Data |
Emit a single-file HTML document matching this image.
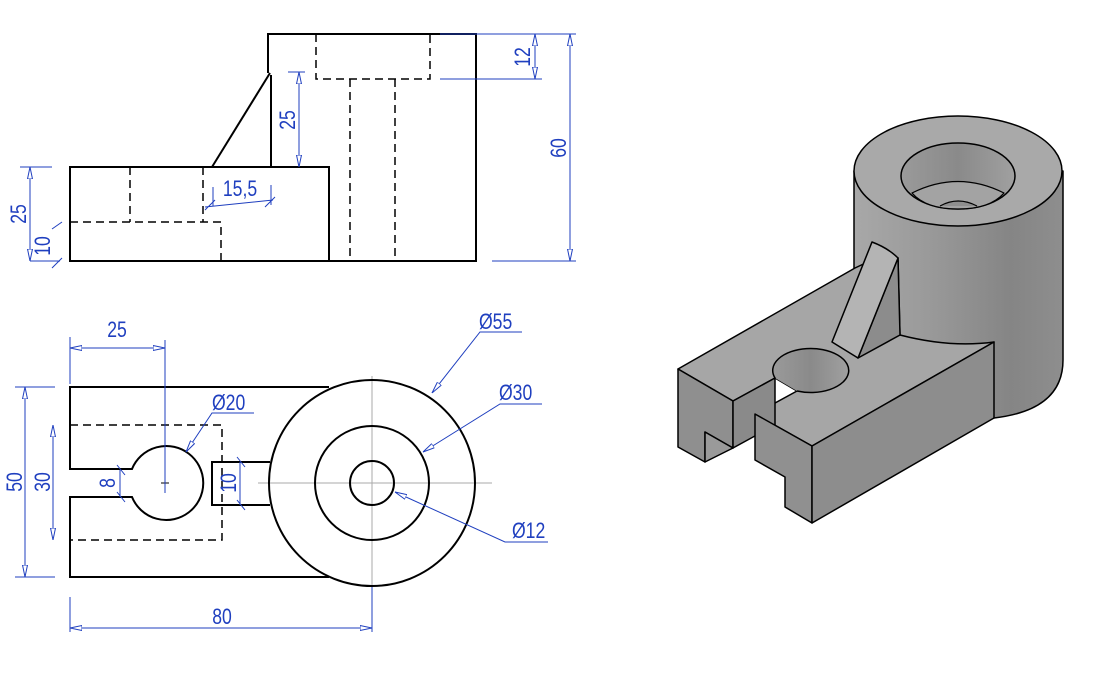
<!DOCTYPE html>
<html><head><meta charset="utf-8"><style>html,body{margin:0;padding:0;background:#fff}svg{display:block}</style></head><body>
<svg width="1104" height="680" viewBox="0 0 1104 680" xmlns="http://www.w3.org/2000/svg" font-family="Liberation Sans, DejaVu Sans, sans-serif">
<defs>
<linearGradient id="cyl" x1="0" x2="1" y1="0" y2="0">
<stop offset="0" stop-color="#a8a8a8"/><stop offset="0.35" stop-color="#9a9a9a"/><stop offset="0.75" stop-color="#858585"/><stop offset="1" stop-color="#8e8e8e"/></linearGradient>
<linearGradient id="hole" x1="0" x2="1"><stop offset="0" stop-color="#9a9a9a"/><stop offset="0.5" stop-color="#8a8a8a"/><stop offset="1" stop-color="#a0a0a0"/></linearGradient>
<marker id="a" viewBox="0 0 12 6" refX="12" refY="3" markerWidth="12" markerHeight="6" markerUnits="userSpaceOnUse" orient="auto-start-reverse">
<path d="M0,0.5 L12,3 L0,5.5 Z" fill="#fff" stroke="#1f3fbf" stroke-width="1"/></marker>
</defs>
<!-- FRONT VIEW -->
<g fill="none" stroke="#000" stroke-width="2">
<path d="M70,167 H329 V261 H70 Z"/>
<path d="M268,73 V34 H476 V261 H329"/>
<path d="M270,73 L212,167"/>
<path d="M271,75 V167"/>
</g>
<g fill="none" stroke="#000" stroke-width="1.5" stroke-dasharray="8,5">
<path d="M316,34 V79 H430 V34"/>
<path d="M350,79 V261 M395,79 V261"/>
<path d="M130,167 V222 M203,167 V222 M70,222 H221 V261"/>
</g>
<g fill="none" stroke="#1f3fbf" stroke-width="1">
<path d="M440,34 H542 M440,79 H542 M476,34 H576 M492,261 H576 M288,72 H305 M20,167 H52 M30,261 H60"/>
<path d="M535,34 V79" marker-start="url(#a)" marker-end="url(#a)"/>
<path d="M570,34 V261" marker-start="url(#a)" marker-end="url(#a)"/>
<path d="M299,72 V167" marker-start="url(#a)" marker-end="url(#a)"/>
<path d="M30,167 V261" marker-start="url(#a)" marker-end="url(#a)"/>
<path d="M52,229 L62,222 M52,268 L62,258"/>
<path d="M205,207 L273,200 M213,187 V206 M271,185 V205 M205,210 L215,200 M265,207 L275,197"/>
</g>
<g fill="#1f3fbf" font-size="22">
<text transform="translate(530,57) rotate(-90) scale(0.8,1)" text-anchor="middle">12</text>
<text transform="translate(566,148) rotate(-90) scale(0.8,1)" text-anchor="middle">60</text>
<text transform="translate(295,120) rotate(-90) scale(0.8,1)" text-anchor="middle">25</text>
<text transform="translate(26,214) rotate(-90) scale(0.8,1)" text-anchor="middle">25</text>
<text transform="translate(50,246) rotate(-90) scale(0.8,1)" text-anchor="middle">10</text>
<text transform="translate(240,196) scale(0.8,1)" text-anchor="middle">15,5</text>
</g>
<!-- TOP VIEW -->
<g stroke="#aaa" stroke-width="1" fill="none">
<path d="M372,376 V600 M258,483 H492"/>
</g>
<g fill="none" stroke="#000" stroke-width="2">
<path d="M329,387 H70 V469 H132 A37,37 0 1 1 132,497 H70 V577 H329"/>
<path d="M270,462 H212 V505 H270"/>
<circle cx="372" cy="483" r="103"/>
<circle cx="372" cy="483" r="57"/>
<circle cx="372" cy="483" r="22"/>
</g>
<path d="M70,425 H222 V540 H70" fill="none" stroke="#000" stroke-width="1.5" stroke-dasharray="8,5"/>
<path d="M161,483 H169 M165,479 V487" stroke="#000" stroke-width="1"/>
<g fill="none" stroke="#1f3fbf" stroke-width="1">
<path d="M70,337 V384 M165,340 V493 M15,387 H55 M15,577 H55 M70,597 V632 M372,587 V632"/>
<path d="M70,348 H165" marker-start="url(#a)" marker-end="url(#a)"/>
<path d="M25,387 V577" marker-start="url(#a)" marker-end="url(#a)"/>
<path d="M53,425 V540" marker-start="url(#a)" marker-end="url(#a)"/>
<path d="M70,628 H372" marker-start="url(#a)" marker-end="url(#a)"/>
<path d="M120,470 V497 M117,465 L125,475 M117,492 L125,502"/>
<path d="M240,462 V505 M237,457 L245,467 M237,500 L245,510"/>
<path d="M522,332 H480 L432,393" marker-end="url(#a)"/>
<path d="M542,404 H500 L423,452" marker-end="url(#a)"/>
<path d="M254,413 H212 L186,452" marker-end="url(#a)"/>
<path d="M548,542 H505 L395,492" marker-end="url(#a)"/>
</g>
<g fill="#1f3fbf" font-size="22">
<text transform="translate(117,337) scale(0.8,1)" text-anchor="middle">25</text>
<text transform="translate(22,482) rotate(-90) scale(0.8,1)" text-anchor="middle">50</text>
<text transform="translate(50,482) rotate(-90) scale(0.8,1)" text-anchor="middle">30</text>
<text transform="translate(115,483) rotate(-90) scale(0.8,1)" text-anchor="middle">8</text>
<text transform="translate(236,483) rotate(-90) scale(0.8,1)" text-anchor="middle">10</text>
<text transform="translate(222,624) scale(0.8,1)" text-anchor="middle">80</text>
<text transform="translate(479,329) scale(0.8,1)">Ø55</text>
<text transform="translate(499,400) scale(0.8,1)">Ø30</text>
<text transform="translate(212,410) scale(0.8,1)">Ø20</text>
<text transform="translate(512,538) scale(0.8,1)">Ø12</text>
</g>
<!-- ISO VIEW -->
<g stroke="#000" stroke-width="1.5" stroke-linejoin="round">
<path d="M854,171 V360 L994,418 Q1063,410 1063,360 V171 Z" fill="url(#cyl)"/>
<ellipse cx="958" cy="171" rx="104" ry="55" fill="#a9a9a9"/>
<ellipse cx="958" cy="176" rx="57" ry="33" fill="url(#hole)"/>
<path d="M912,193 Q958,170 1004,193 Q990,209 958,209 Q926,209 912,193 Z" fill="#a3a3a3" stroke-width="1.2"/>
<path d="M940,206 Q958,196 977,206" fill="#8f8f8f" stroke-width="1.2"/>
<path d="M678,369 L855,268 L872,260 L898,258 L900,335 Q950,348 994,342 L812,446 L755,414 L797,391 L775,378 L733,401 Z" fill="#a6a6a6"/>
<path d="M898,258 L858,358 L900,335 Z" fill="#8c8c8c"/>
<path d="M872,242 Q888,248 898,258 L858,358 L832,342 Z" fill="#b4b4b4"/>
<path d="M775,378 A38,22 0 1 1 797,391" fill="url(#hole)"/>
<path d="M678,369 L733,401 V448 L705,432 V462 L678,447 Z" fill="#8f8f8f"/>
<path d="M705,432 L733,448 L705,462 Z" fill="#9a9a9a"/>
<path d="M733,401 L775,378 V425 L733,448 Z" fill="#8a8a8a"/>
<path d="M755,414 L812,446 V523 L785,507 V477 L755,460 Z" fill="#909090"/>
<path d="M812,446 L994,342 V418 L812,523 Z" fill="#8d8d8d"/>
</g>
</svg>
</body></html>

Set exercise | Give every line back word for word and leave the pictures out.

Reply to the task |
Emit a single-file HTML document matching this image.
<!DOCTYPE html>
<html><head><meta charset="utf-8"><style>html,body{margin:0;padding:0;background:#fff}svg{display:block}</style></head><body>
<svg width="1104" height="680" viewBox="0 0 1104 680" xmlns="http://www.w3.org/2000/svg" font-family="Liberation Sans, DejaVu Sans, sans-serif">
<defs>
<linearGradient id="cyl" x1="0" x2="1" y1="0" y2="0">
<stop offset="0" stop-color="#a8a8a8"/><stop offset="0.35" stop-color="#9a9a9a"/><stop offset="0.75" stop-color="#858585"/><stop offset="1" stop-color="#8e8e8e"/></linearGradient>
<linearGradient id="hole" x1="0" x2="1"><stop offset="0" stop-color="#9a9a9a"/><stop offset="0.5" stop-color="#8a8a8a"/><stop offset="1" stop-color="#a0a0a0"/></linearGradient>
<marker id="a" viewBox="0 0 12 6" refX="12" refY="3" markerWidth="12" markerHeight="6" markerUnits="userSpaceOnUse" orient="auto-start-reverse">
<path d="M0,0.5 L12,3 L0,5.5 Z" fill="#fff" stroke="#1f3fbf" stroke-width="1"/></marker>
</defs>
<!-- FRONT VIEW -->
<g fill="none" stroke="#000" stroke-width="2">
<path d="M70,167 H329 V261 H70 Z"/>
<path d="M268,73 V34 H476 V261 H329"/>
<path d="M270,73 L212,167"/>
<path d="M271,75 V167"/>
</g>
<g fill="none" stroke="#000" stroke-width="1.5" stroke-dasharray="8,5">
<path d="M316,34 V79 H430 V34"/>
<path d="M350,79 V261 M395,79 V261"/>
<path d="M130,167 V222 M203,167 V222 M70,222 H221 V261"/>
</g>
<g fill="none" stroke="#1f3fbf" stroke-width="1">
<path d="M440,34 H542 M440,79 H542 M476,34 H576 M492,261 H576 M288,72 H305 M20,167 H52 M30,261 H60"/>
<path d="M535,34 V79" marker-start="url(#a)" marker-end="url(#a)"/>
<path d="M570,34 V261" marker-start="url(#a)" marker-end="url(#a)"/>
<path d="M299,72 V167" marker-start="url(#a)" marker-end="url(#a)"/>
<path d="M30,167 V261" marker-start="url(#a)" marker-end="url(#a)"/>
<path d="M52,229 L62,222 M52,268 L62,258"/>
<path d="M205,207 L273,200 M213,187 V206 M271,185 V205 M205,210 L215,200 M265,207 L275,197"/>
</g>
<g fill="#1f3fbf" font-size="22">
<text transform="translate(530,57) rotate(-90) scale(0.8,1)" text-anchor="middle">12</text>
<text transform="translate(566,148) rotate(-90) scale(0.8,1)" text-anchor="middle">60</text>
<text transform="translate(295,120) rotate(-90) scale(0.8,1)" text-anchor="middle">25</text>
<text transform="translate(26,214) rotate(-90) scale(0.8,1)" text-anchor="middle">25</text>
<text transform="translate(50,246) rotate(-90) scale(0.8,1)" text-anchor="middle">10</text>
<text transform="translate(240,196) scale(0.8,1)" text-anchor="middle">15,5</text>
</g>
<!-- TOP VIEW -->
<g stroke="#aaa" stroke-width="1" fill="none">
<path d="M372,376 V600 M258,483 H492"/>
</g>
<g fill="none" stroke="#000" stroke-width="2">
<path d="M329,387 H70 V469 H132 A37,37 0 1 1 132,497 H70 V577 H329"/>
<path d="M270,462 H212 V505 H270"/>
<circle cx="372" cy="483" r="103"/>
<circle cx="372" cy="483" r="57"/>
<circle cx="372" cy="483" r="22"/>
</g>
<path d="M70,425 H222 V540 H70" fill="none" stroke="#000" stroke-width="1.5" stroke-dasharray="8,5"/>
<path d="M161,483 H169 M165,479 V487" stroke="#000" stroke-width="1"/>
<g fill="none" stroke="#1f3fbf" stroke-width="1">
<path d="M70,337 V384 M165,340 V493 M15,387 H55 M15,577 H55 M70,597 V632 M372,587 V632"/>
<path d="M70,348 H165" marker-start="url(#a)" marker-end="url(#a)"/>
<path d="M25,387 V577" marker-start="url(#a)" marker-end="url(#a)"/>
<path d="M53,425 V540" marker-start="url(#a)" marker-end="url(#a)"/>
<path d="M70,628 H372" marker-start="url(#a)" marker-end="url(#a)"/>
<path d="M120,470 V497 M117,465 L125,475 M117,492 L125,502"/>
<path d="M240,462 V505 M237,457 L245,467 M237,500 L245,510"/>
<path d="M522,332 H480 L432,393" marker-end="url(#a)"/>
<path d="M542,404 H500 L423,452" marker-end="url(#a)"/>
<path d="M254,413 H212 L186,452" marker-end="url(#a)"/>
<path d="M548,542 H505 L395,492" marker-end="url(#a)"/>
</g>
<g fill="#1f3fbf" font-size="22">
<text transform="translate(117,337) scale(0.8,1)" text-anchor="middle">25</text>
<text transform="translate(22,482) rotate(-90) scale(0.8,1)" text-anchor="middle">50</text>
<text transform="translate(50,482) rotate(-90) scale(0.8,1)" text-anchor="middle">30</text>
<text transform="translate(115,483) rotate(-90) scale(0.8,1)" text-anchor="middle">8</text>
<text transform="translate(236,483) rotate(-90) scale(0.8,1)" text-anchor="middle">10</text>
<text transform="translate(222,624) scale(0.8,1)" text-anchor="middle">80</text>
<text transform="translate(479,329) scale(0.8,1)">Ø55</text>
<text transform="translate(499,400) scale(0.8,1)">Ø30</text>
<text transform="translate(212,410) scale(0.8,1)">Ø20</text>
<text transform="translate(512,538) scale(0.8,1)">Ø12</text>
</g>
<!-- ISO VIEW -->
<g stroke="#000" stroke-width="1.5" stroke-linejoin="round">
<path d="M854,171 V360 L994,418 Q1063,410 1063,360 V171 Z" fill="url(#cyl)"/>
<ellipse cx="958" cy="171" rx="104" ry="55" fill="#a9a9a9"/>
<ellipse cx="958" cy="176" rx="57" ry="33" fill="url(#hole)"/>
<path d="M912,193 Q958,170 1004,193 Q990,209 958,209 Q926,209 912,193 Z" fill="#a3a3a3" stroke-width="1.2"/>
<path d="M940,206 Q958,196 977,206" fill="#8f8f8f" stroke-width="1.2"/>
<path d="M678,369 L855,268 L872,260 L898,258 L900,335 Q950,348 994,342 L812,446 L755,414 L797,391 L775,378 L733,401 Z" fill="#a6a6a6"/>
<path d="M898,258 L858,358 L900,335 Z" fill="#8c8c8c"/>
<path d="M872,242 Q888,248 898,258 L858,358 L832,342 Z" fill="#b4b4b4"/>
<path d="M775,378 A38,22 0 1 1 797,391" fill="url(#hole)"/>
<path d="M678,369 L733,401 V448 L705,432 V462 L678,447 Z" fill="#8f8f8f"/>
<path d="M705,432 L733,448 L705,462 Z" fill="#9a9a9a"/>
<path d="M733,401 L775,378 V425 L733,448 Z" fill="#8a8a8a"/>
<path d="M755,414 L812,446 V523 L785,507 V477 L755,460 Z" fill="#909090"/>
<path d="M812,446 L994,342 V418 L812,523 Z" fill="#8d8d8d"/>
</g>
</svg>
</body></html>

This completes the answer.